I'm writing this Christmas morning, trying to stay quiet while my husband sleeps. We are warm and safe but the winds we've experienced for the last several days have made these past days ones to remember.
In town there has been a lot of damage to businesses with some losing their roofs. Power has been out for a large part of the county for up to 21 hours. Winds have been clocked at 74 mph. Many trees have been blown down all over.
Until last night, other than the one tree blocking our driveway a couple of days ago, we've not had any problems that couldn't be fixed with snowplow or shovel and lots of really warm clothing.
Last night before Papa Pea stoked the wood stove in the kitchen for the overnight fire, we started experiencing large puffs of gray smoke billowing out of the stove. Ugh, it quickly got really smoky in the house. At first we thought it was the incessant wind creating a bad down draft. It continued to get worse before it occurred to us that, uh-oh, the chimney must have blown down.
Upstairs to Papa Pea's office we went to shine lights out the window where we could see the whole 4' length of heavy insulated chimney pipe lying off to the side in a drift of snow on the roof. Nothing to do but try to get it back up or continue to let the house fill with more smoke from the two pieces of wood and bed of red-hot coals in the stove.

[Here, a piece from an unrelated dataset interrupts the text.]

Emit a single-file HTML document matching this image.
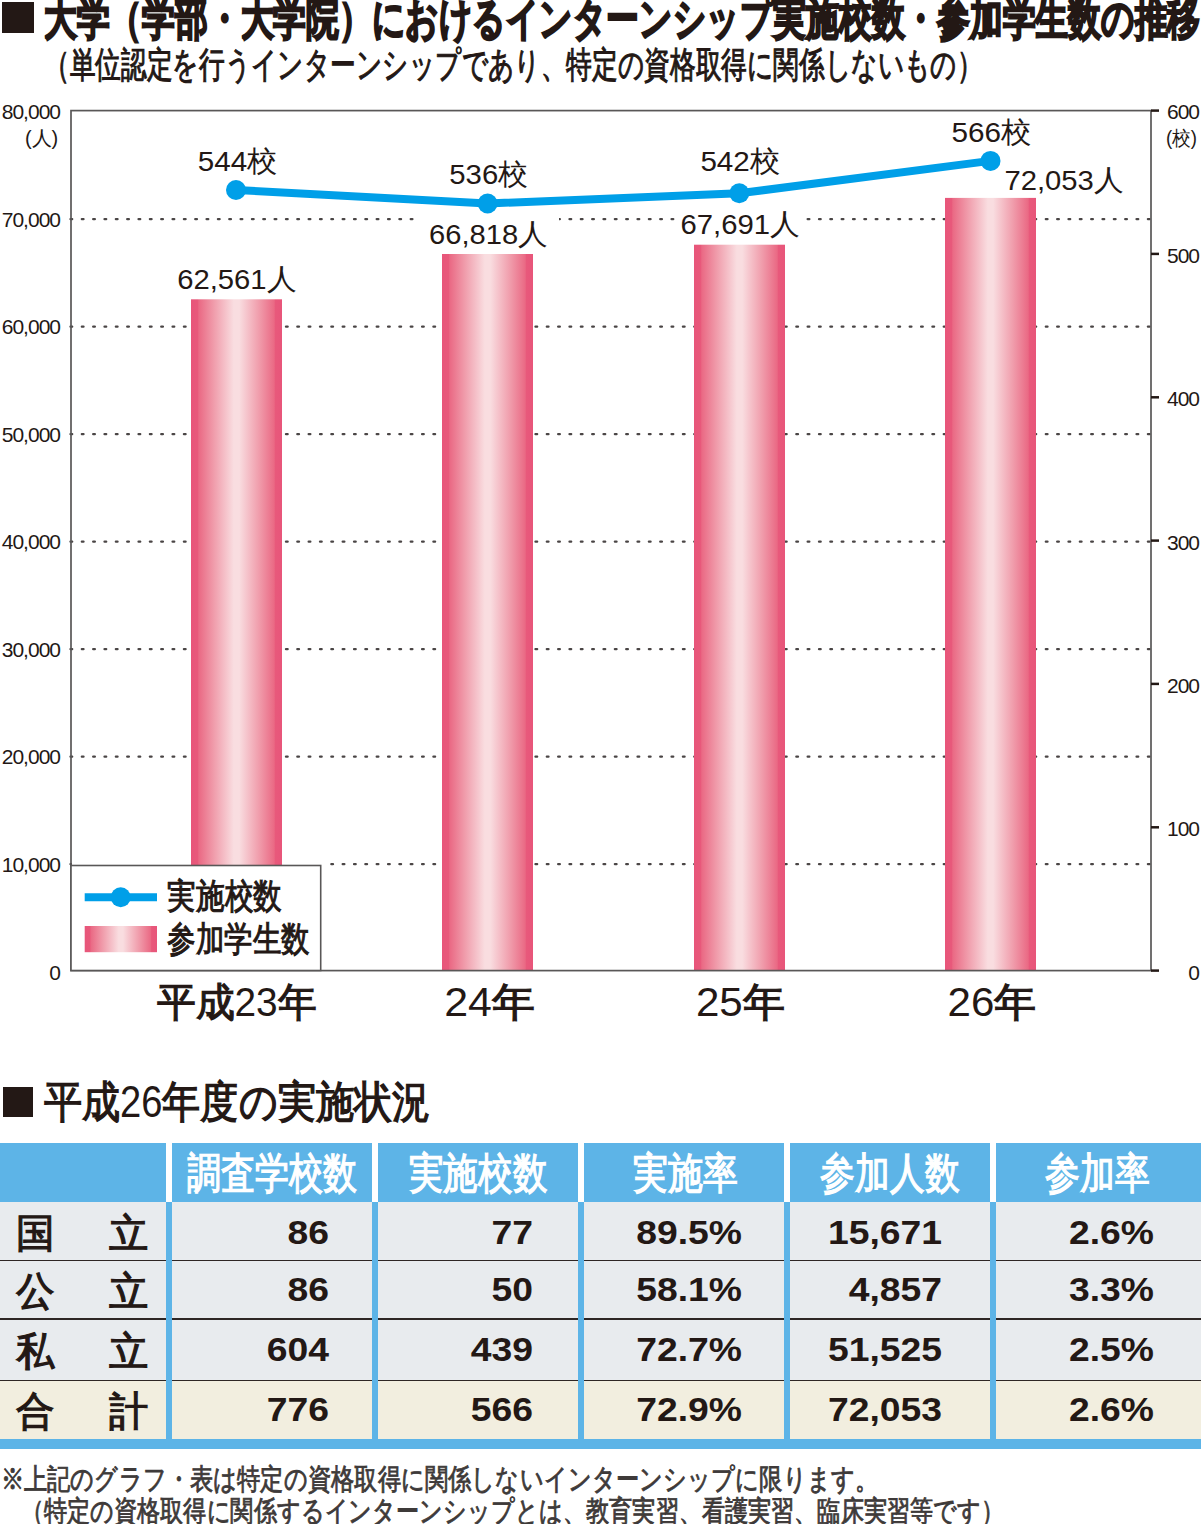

We changed from our pajamas into outdoor duds. Papa Pea thought he could get the chimney back in place temporarily at least for the night. Then we heard a loud "thunk." The whole section of chimney had blown off the roof and landed on the deck.
Now he'd have to climb the ladder carrying the insulated chimney section back up to the roof. He insisted he could do it himself so I stayed inside shining a light through the window onto the chimney area. The wind was still howling while blowing snow. And my stomach did not feel so good.
Long story short, he got the chimney (and tool box) up the ladder (two trips), crawled between two huge snow drifts on the roof (which was possibly a good thing) to the artificially created snow valley where the chimney was. Or used to be.
Turns out when the chimney took the header off the roof it was dented and damaged enough that he couldn't reattach it properly, but it did hold for the rest of the night as I checked first thing this morning.
Bedtime came well after midnight. We looked but never spotted Santa and his sleigh sailing overhead. With the winds, he most likely had to make his rounds on the ground. As we crawled into bed, we may have heard a deep voice off in the distance calling, "Merry Christmas to all and to all a good night."